**TASK STATEMENT**: Go through the listing and pick out each line with the word "chart" in it.
>> BEGIN
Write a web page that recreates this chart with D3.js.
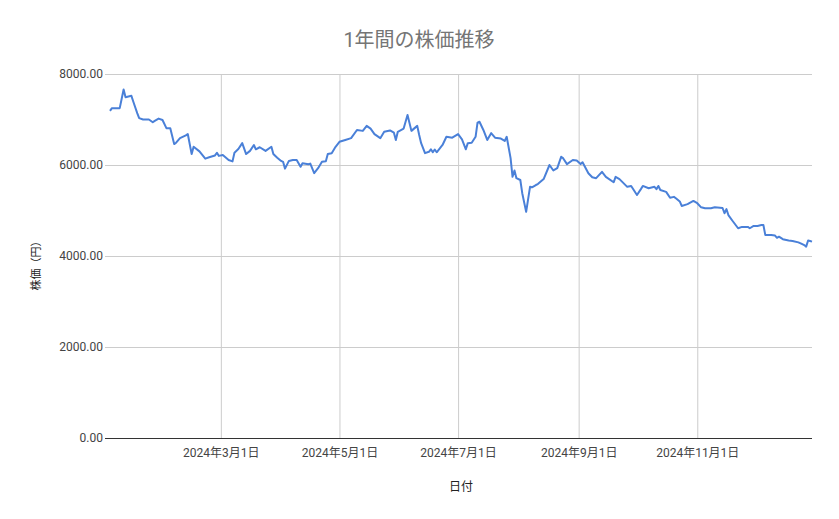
<!DOCTYPE html>
<html lang="ja">
<head>
    <meta charset="UTF-8">
    <script src="https://cdnjs.cloudflare.com/ajax/libs/d3/7.8.5/d3.min.js"></script>
    <title>1年間の株価推移</title>
    <style>
        body { margin: 0; background: #fff; }
        text { font-family: Roboto, 'Noto Sans CJK JP', sans-serif; }
    </style>
</head>
<body>
    <div id="chart"></div>

    <script>
    // data (daily close, yen)
    let dates = [
        "2024-01-04","2024-01-05","2024-01-09","2024-01-11","2024-01-12","2024-01-13","2024-01-15","2024-01-16",
        "2024-01-18","2024-01-19","2024-01-21","2024-01-24","2024-01-26","2024-01-27","2024-01-29","2024-01-31",
        "2024-02-02","2024-02-04","2024-02-06","2024-02-07","2024-02-09","2024-02-12","2024-02-13","2024-02-15",
        "2024-02-16","2024-02-19","2024-02-22","2024-02-24","2024-02-27","2024-02-28","2024-02-29","2024-03-02",
        "2024-03-05","2024-03-07","2024-03-08","2024-03-10","2024-03-12","2024-03-14","2024-03-16","2024-03-18",
        "2024-03-19","2024-03-21","2024-03-24","2024-03-27","2024-03-28","2024-03-30","2024-04-01","2024-04-02",
        "2024-04-03","2024-04-05","2024-04-07","2024-04-09","2024-04-11","2024-04-12","2024-04-15","2024-04-16",
        "2024-04-18","2024-04-20","2024-04-22","2024-04-24","2024-04-25","2024-04-27","2024-04-29","2024-05-01",
        "2024-05-04","2024-05-07","2024-05-10","2024-05-13","2024-05-15","2024-05-17","2024-05-19","2024-05-22",
        "2024-05-24","2024-05-27","2024-05-29","2024-05-30","2024-05-31","2024-06-03","2024-06-05","2024-06-07",
        "2024-06-10","2024-06-11","2024-06-12","2024-06-14","2024-06-16","2024-06-17","2024-06-18","2024-06-19",
        "2024-06-20","2024-06-23","2024-06-25","2024-06-28","2024-07-01","2024-07-03","2024-07-05","2024-07-06",
        "2024-07-08","2024-07-10","2024-07-11","2024-07-12","2024-07-14","2024-07-16","2024-07-18","2024-07-20",
        "2024-07-23","2024-07-25","2024-07-26","2024-07-28","2024-07-29","2024-07-30","2024-07-31","2024-08-02",
        "2024-08-03","2024-08-05","2024-08-07","2024-08-08","2024-08-10","2024-08-11","2024-08-14","2024-08-17",
        "2024-08-19","2024-08-21","2024-08-23","2024-08-24","2024-08-26","2024-08-29","2024-08-31","2024-09-02",
        "2024-09-03","2024-09-06","2024-09-08","2024-09-10","2024-09-13","2024-09-15","2024-09-19","2024-09-20",
        "2024-09-22","2024-09-26","2024-09-28","2024-10-01","2024-10-03","2024-10-04","2024-10-07","2024-10-10",
        "2024-10-11","2024-10-12","2024-10-13","2024-10-16","2024-10-18","2024-10-20","2024-10-21","2024-10-23",
        "2024-10-24","2024-10-27","2024-10-30","2024-11-01","2024-11-03","2024-11-05","2024-11-08","2024-11-10",
        "2024-11-14","2024-11-15","2024-11-16","2024-11-17","2024-11-19","2024-11-22","2024-11-24","2024-11-27",
        "2024-11-28","2024-11-30","2024-12-02","2024-12-04","2024-12-05","2024-12-06","2024-12-09","2024-12-11",
        "2024-12-12","2024-12-13","2024-12-15","2024-12-18","2024-12-20","2024-12-23","2024-12-25","2024-12-26",
        "2024-12-27","2024-12-28","2024-12-29","2024-12-30"
    ];
    let prices = [
        7190, 7250, 7250, 7660, 7490, 7500, 7520, 7390,
        7140, 7030, 7000, 7000, 6940, 6970, 7020, 6990,
        6810, 6810, 6460, 6490, 6590, 6650, 6680, 6240,
        6400, 6300, 6140, 6170, 6210, 6270, 6200, 6220,
        6110, 6080, 6270, 6350, 6480, 6240, 6310, 6440,
        6345, 6390, 6310, 6400, 6240, 6160, 6090, 6070,
        5920, 6090, 6110, 6110, 5960, 6040, 6015, 6030,
        5820, 5930, 6070, 6080, 6240, 6260, 6400, 6510,
        6550, 6590, 6770, 6750, 6860, 6800, 6680, 6590,
        6730, 6760, 6710, 6550, 6730, 6800, 7100, 6750,
        6860, 6660, 6480, 6260, 6290, 6345, 6280, 6340,
        6280, 6440, 6620, 6600, 6680, 6565, 6345, 6480,
        6490, 6620, 6930, 6950, 6770, 6550, 6700, 6600,
        6580, 6530, 6620, 6150, 5740, 5880, 5710, 5670,
        5380, 4970, 5520, 5510, 5560, 5580, 5690, 6000,
        5880, 5930, 6180, 6150, 6020, 6110, 6100, 6020,
        6060, 5820, 5730, 5710, 5850, 5740, 5620, 5740,
        5690, 5520, 5540, 5340, 5470, 5540, 5490, 5520,
        5470, 5540, 5450, 5410, 5280, 5300, 5270, 5200,
        5100, 5140, 5210, 5160, 5070, 5050, 5050, 5070,
        5055, 4940, 5030, 4900, 4780, 4610, 4640, 4640,
        4610, 4660, 4660, 4680, 4680, 4460, 4460, 4450,
        4400, 4425, 4370, 4340, 4330, 4300, 4260, 4240,
        4205, 4340, 4330, 4315
    ];
    let yTicks = [0, 2000, 4000, 6000, 8000];
    let xTickDates = ["2024-03-01", "2024-05-01", "2024-07-01", "2024-09-01", "2024-11-01"];
    let xTickLabels = ["2024年3月1日", "2024年5月1日", "2024年7月1日", "2024年9月1日", "2024年11月1日"];

    let width = 839;
    let height = 519;
    // plot area edges
    let plotLeft = 110, plotRight = 812, plotTop = 74, plotBottom = 438;
    let gridLeft = 105;

    let parse = d3.timeParse("%Y-%m-%d");
    let data = dates.map(function(d, i) {
        return { date: parse(d), price: prices[i] };
    });

    let x = d3.scaleTime()
        .domain(d3.extent(data, function(d) { return d.date; }))
        .range([plotLeft, plotRight]);

    let y = d3.scaleLinear()
        .domain([0, 8000])
        .range([plotBottom, plotTop]);

    let svg = d3.select("#chart")
        .append("svg")
        .attr("width", width)
        .attr("height", height);

    svg.append("rect")
        .attr("width", width)
        .attr("height", height)
        .attr("fill", "#fff");

    // vertical grid + date labels
    let xAxis = svg.append("g")
        .attr("transform", "translate(0," + plotBottom + ")")
        .call(d3.axisBottom(x)
            .tickValues(xTickDates.map(parse))
            .tickSize(-(plotBottom - plotTop))
            .tickPadding(10)
            .tickFormat(function(d, i) { return xTickLabels[i]; }));
    xAxis.select(".domain").remove();
    xAxis.selectAll("line").attr("stroke", "#cccccc");
    xAxis.selectAll("text")
        .attr("fill", "#444")
        .attr("font-size", "12px")
        .style("font-family", "Roboto, 'Noto Sans CJK JP', sans-serif");

    // horizontal grid + value labels
    let yAxis = svg.append("g")
        .attr("transform", "translate(" + gridLeft + ",0)")
        .call(d3.axisLeft(y)
            .tickValues(yTicks)
            .tickSize(-(plotRight - gridLeft))
            .tickPadding(2)
            .tickFormat(d3.format(".2f")));
    yAxis.select(".domain").remove();
    yAxis.selectAll("line")
        .attr("stroke", function(d) { return d === 0 ? "#333" : "#cccccc"; });
    yAxis.selectAll("text")
        .attr("fill", "#444")
        .attr("font-size", "12px")
        .style("font-family", "Roboto, 'Noto Sans CJK JP', sans-serif");

    // the price line
    let line = d3.line()
        .x(function(d) { return x(d.date); })
        .y(function(d) { return y(d.price); });

    svg.append("path")
        .datum(data)
        .attr("d", line)
        .attr("fill", "none")
        .attr("stroke", "#4a80d8")
        .attr("stroke-width", 2)
        .attr("stroke-linejoin", "round");

    // titles
    svg.append("text")
        .text("1年間の株価推移")
        .attr("x", 419)
        .attr("y", 47)
        .attr("text-anchor", "middle")
        .attr("font-size", "20px")
        .attr("fill", "#757575");

    svg.append("text")
        .text("日付")
        .attr("x", (plotLeft + plotRight) / 2)
        .attr("y", 491)
        .attr("text-anchor", "middle")
        .attr("font-size", "12px")
        .attr("fill", "#222");

    svg.append("text")
        .text("株価（円）")
        .attr("transform", "translate(40,263) rotate(-90)")
        .attr("text-anchor", "middle")
        .attr("font-size", "11px")
        .attr("fill", "#222");
    </script>
</body>
</html>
>> END
**SOLUTION BELOW**:
Write a web page that recreates this chart with D3.js.
    <div id="chart"></div>
    let svg = d3.select("#chart")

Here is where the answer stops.